I have worked with far too many individuals who did the hard work of dealing with their old, unwanted sexual behavior, only to end up in another trap like workaholism, making an idol of their health, or even becoming addicted to another substance like alcohol or video games. We have developed the negative behaviors in our life because we are looking for something—looking for a way to find purpose and value in life. As we get healthy, an essential element of health is to fill up our life with the good things God has for us. A new community, new opportunities to serve, and new healthy habits become the defense against reverting to old, unhealthy patterns.
So, I hope these six principles give you an idea of the journey that lies ahead.
Let me close with a few steps you can take.
Be educated. What are you doing to develop your understanding of human sexuality and God’s goodness to us in our sexuality? One resource you could use is the Sexual Integrity 101 video course put out by Pure Desire Ministries. This eight-week video course will help introduce men and women to the reality of why we struggle as we do and what lasting freedom truly looks like. Some other great resources include the books Pure Desire, Surfing for God, and Wired for Intimacy, or another video study, the Conquer Series.

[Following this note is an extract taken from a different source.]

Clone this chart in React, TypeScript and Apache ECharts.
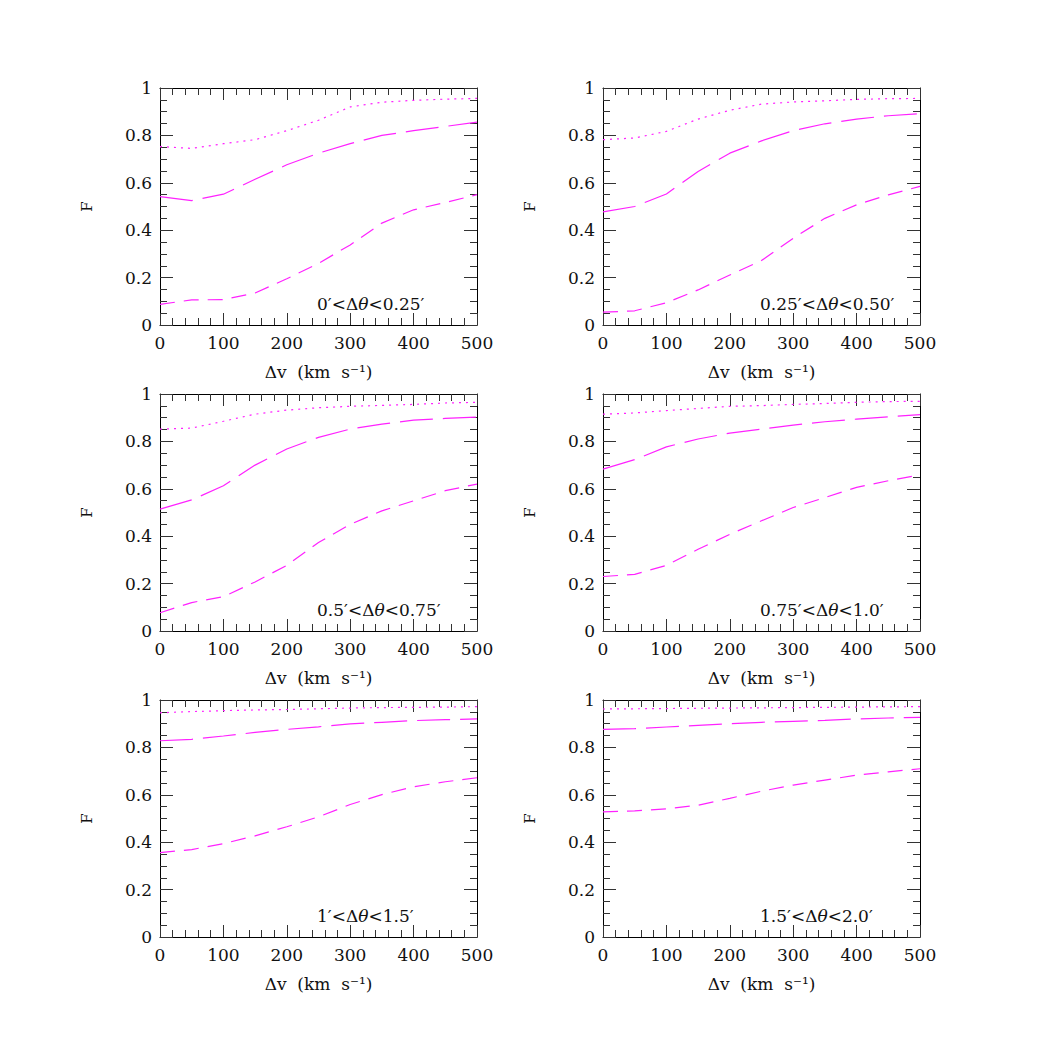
import React, { useEffect, useRef } from 'react';
import * as echarts from 'echarts';

// velocity offsets (km/s)
const dv = [0, 50, 100, 150, 200, 250, 300, 350, 400, 450, 500];

// panel 1: 0' < dtheta < 0.25'
const dotted1 = [0.753, 0.745, 0.765, 0.782, 0.82, 0.864, 0.92, 0.94, 0.948, 0.953, 0.956];
const longDash1 = [0.542, 0.525, 0.552, 0.615, 0.676, 0.725, 0.765, 0.8, 0.82, 0.838, 0.856];
const shortDash1 = [0.087, 0.106, 0.107, 0.135, 0.195, 0.26, 0.338, 0.43, 0.486, 0.517, 0.55];

// panel 2: 0.25' < dtheta < 0.50'
const dotted2 = [0.782, 0.789, 0.817, 0.869, 0.906, 0.932, 0.941, 0.946, 0.952, 0.955, 0.956];
const longDash2 = [0.477, 0.5, 0.553, 0.648, 0.725, 0.777, 0.82, 0.849, 0.869, 0.883, 0.892];
const shortDash2 = [0.054, 0.06, 0.094, 0.148, 0.211, 0.272, 0.366, 0.45, 0.507, 0.549, 0.585];

// panel 3: 0.5' < dtheta < 0.75'
const dotted3 = [0.852, 0.856, 0.885, 0.915, 0.932, 0.942, 0.948, 0.952, 0.956, 0.962, 0.965];
const longDash3 = [0.514, 0.553, 0.613, 0.7, 0.768, 0.817, 0.852, 0.873, 0.89, 0.897, 0.903];
const shortDash3 = [0.077, 0.12, 0.145, 0.207, 0.277, 0.373, 0.45, 0.507, 0.549, 0.592, 0.62];

// panel 4: 0.75' < dtheta < 1.0'
const dotted4 = [0.915, 0.92, 0.93, 0.939, 0.948, 0.951, 0.956, 0.96, 0.965, 0.968, 0.969];
const longDash4 = [0.683, 0.723, 0.777, 0.81, 0.835, 0.852, 0.869, 0.883, 0.894, 0.904, 0.913];
const shortDash4 = [0.23, 0.239, 0.277, 0.345, 0.408, 0.465, 0.521, 0.563, 0.606, 0.634, 0.659];

// panel 5: 1' < dtheta < 1.5'
const dotted5 = [0.946, 0.951, 0.955, 0.958, 0.96, 0.963, 0.966, 0.968, 0.969, 0.97, 0.972];
const longDash5 = [0.828, 0.834, 0.848, 0.863, 0.876, 0.887, 0.899, 0.906, 0.913, 0.917, 0.92];
const shortDash5 = [0.356, 0.369, 0.394, 0.427, 0.465, 0.507, 0.559, 0.601, 0.634, 0.655, 0.672];

// panel 6: 1.5' < dtheta < 2.0'
const dotted6 = [0.962, 0.963, 0.964, 0.965, 0.966, 0.967, 0.968, 0.969, 0.97, 0.971, 0.972];
const longDash6 = [0.876, 0.879, 0.886, 0.893, 0.9, 0.906, 0.91, 0.914, 0.92, 0.924, 0.927];
const shortDash6 = [0.528, 0.532, 0.541, 0.556, 0.585, 0.615, 0.641, 0.662, 0.683, 0.697, 0.71];

const panelLabels = [
  '0′<Δ{i|θ}<0.25′',
  '0.25′<Δ{i|θ}<0.50′',
  '0.5′<Δ{i|θ}<0.75′',
  '0.75′<Δ{i|θ}<1.0′',
  '1′<Δ{i|θ}<1.5′',
  '1.5′<Δ{i|θ}<2.0′',
];

const panels = [
  [dotted1, longDash1, shortDash1],
  [dotted2, longDash2, shortDash2],
  [dotted3, longDash3, shortDash3],
  [dotted4, longDash4, shortDash4],
  [dotted5, longDash5, shortDash5],
  [dotted6, longDash6, shortDash6],
];

const FONT = 'DejaVu Serif';
const MAGENTA = '#ff22ff';
const lineTypes: number[][] = [
  [2, 5],
  [33, 10],
  [15, 9],
];

const colLefts = [160, 603];
const rowTops = [88, 394, 700];
const W = 317;
const H = 237;

const App: React.FC = () => {
  const chartRef = useRef<HTMLDivElement>(null);

  useEffect(() => {
    const chart = echarts.init(chartRef.current!, undefined, { renderer: 'svg' });

    const grids: any[] = [];
    const xAxes: any[] = [];
    const yAxes: any[] = [];
    const series: any[] = [];
    const graphics: any[] = [];

    const axisLine = { show: true, onZero: false, lineStyle: { color: '#000', width: 1 } };
    const tickStyle = { color: '#333', width: 1 };

    panels.forEach((lines, g) => {
      const left = colLefts[g % 2];
      const top = rowTops[Math.floor(g / 2)];
      grids.push({ left, top, width: W, height: H });

      const xBase = {
        type: 'value',
        gridIndex: g,
        min: 0,
        max: 500,
        interval: 100,
        axisLine,
        splitLine: { show: false },
        axisTick: { show: true, inside: true, length: 12, lineStyle: tickStyle },
        minorTick: { show: true, splitNumber: 5, length: 7, lineStyle: tickStyle },
      };
      xAxes.push({
        ...xBase,
        position: 'bottom',
        name: 'Δv\u00a0\u00a0(km\u00a0\u00a0s⁻¹)',
        nameLocation: 'middle',
        nameGap: 38,
        nameTextStyle: { fontFamily: FONT, fontSize: 17, color: '#111' },
        axisLabel: { fontFamily: FONT, fontSize: 17, color: '#111', margin: 9 },
      });
      xAxes.push({ ...xBase, position: 'top', axisLabel: { show: false } });

      const yBase = {
        type: 'value',
        gridIndex: g,
        min: 0,
        max: 1,
        interval: 0.2,
        axisLine,
        splitLine: { show: false },
        axisTick: { show: true, inside: true, length: 13, lineStyle: tickStyle },
        minorTick: { show: true, splitNumber: 4, length: 7, lineStyle: tickStyle },
      };
      yAxes.push({
        ...yBase,
        position: 'left',
        name: 'F',
        nameLocation: 'middle',
        nameGap: 66,
        nameRotate: 90,
        nameTextStyle: { fontFamily: FONT, fontSize: 15, color: '#111' },
        axisLabel: { fontFamily: FONT, fontSize: 17, color: '#111', margin: 8 },
      });
      yAxes.push({ ...yBase, position: 'right', axisLabel: { show: false } });

      lines.forEach((vals, k) => {
        series.push({
          type: 'line',
          xAxisIndex: g * 2,
          yAxisIndex: g * 2,
          data: dv.map((x, i) => [x, vals[i]]),
          symbol: 'none',
          silent: true,
          lineStyle: { color: MAGENTA, width: 1.2, type: lineTypes[k] },
        });
      });

      graphics.push({
        type: 'text',
        x: left + 157,
        y: top + H - 21,
        style: {
          text: panelLabels[g],
          fontFamily: FONT,
          fontSize: 17,
          fill: '#111',
          align: 'left',
          verticalAlign: 'middle',
          rich: {
            i: { fontFamily: FONT, fontSize: 17, fontStyle: 'italic', fill: '#111' },
          },
        },
      });
    });

    chart.setOption({
      animation: false,
      backgroundColor: '#fff',
      grid: grids,
      xAxis: xAxes,
      yAxis: yAxes,
      series,
      graphic: graphics,
    });

    return () => {
      chart.dispose();
    };
  }, []);

  return (
    <div
      ref={chartRef}
      style={{ position: 'absolute', left: 0, top: 0, width: '1038px', height: '1038px' }}
    />
  );
};

export default App;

Join a group. If you believe this struggle exists in your life to any degree, I encourage you with every breath I have to deal with it! This is not an area of our life that will ever go dormant or just go away. This is a James 1 issue—a desire, giving birth to temptation, that leads to sin, which, when fully developed gives way to death. The outcome of unaddressed sexual brokenness is always death. So why on earth would we wait and risk this kind of an outcome? If you are dealing with any level of unaddressed sexual brokenness, the single greatest step you can take is to engage with others on a healing journey. Pure Desire has groups available online that you could join at any time! (Visit www.puredesire.org for more information.) Similar groups exist through several other ministries and can be found through a short search on Google.
Start a group. If you have the heart to help others in this area, it may be that the Spirit would prompt you to be the one who starts a group among your peers. I have found over and over that other people are simply waiting for someone to open the door and honestly say, “I struggle, but I am pursuing freedom in this way.” When this happens, others are quick to speak and say, “Me, too!” But someone has to go first. Could you be the one who starts this process? Pure Desire has group materials for men and women who struggle, and men and women who are dealing with betrayal from a spouse's behaviors.
My prayer for all of us is that we will be the catalyst of a new generation of leaders—men and women who walk in humility, vulnerability, and integrity. As we learn to be healthy in our sexuality, this is a powerful gift that, with God’s help, can be passed on through us to many, many others. May it be so.